Performance Comparison: Vectorization vs. Scalar operations

  • Scalar Operations (without vectorization):

    • Involve separate instructions for loading, adding, and storing each data element.

    • Require multiple clock cycles per data element.

  • Vectorized Operations:

    • Load multiple data elements into vector registers.

    • Perform a single instruction on multiple data elements simultaneously.

    • Reduce the number of clock cycles required.

  • Significant speedup can be achieved through vectorization.

Loop Unrolling and Vectorization

  • Loop unrolling is a loop transformation technique that duplicates the loop body multiple times, reducing loop overhead and exposing more opportunities for vectorization.

  • When loop unrolling is combined with vectorization, the compiler can process multiple iterations of the loop in parallel, resulting in significant performance improvements.

Compiler Feedback and Optimization Flags

  • The -fopt-info-vec-missed flag provides feedback on loops that were not vectorized.

  • Reasons for missed vectorization:

    • Unsupported data types (e.g., double).

    • Data dependencies.

    • Misaligned memory accesses.

  • The -funsafe-math-optimizations flag allows the compiler to perform aggressive optimizations that may sacrifice some accuracy.

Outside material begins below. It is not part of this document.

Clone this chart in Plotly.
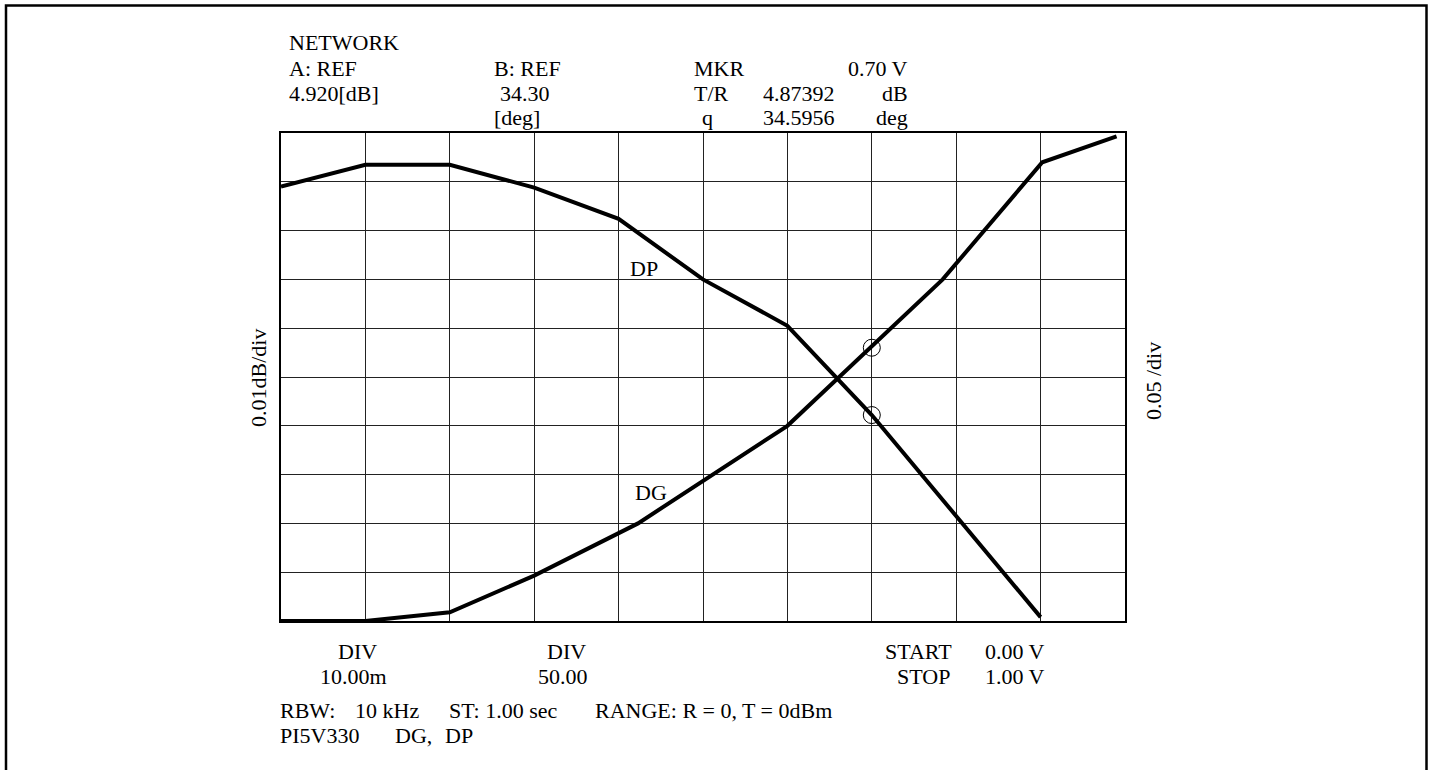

  • Enabling unsafe math optimizations can sometimes enable vectorization of loops that would otherwise not be vectorized.

Case Study: Psec Code Optimization

  • Experimented with the Psec code for computing the value of Pi.

  • Compiled the code with and without vectorization.

  • Measured the execution time.

  • Observed a significant speedup when vectorization was enabled.

  • Used the -f unsafe-math-optimizations flag to further improve performance.

SIMD Extensions Supported

  • MMX

  • SSE2

  • AVX

  • AVX2

  • AVX-512

AVX2 Extension Details

  • AVX2 operates on 256-bit registers.

  • Can process eight 32-bit values or four 64-bit values in parallel.

  • Potential for a significant reduction in the number of iterations.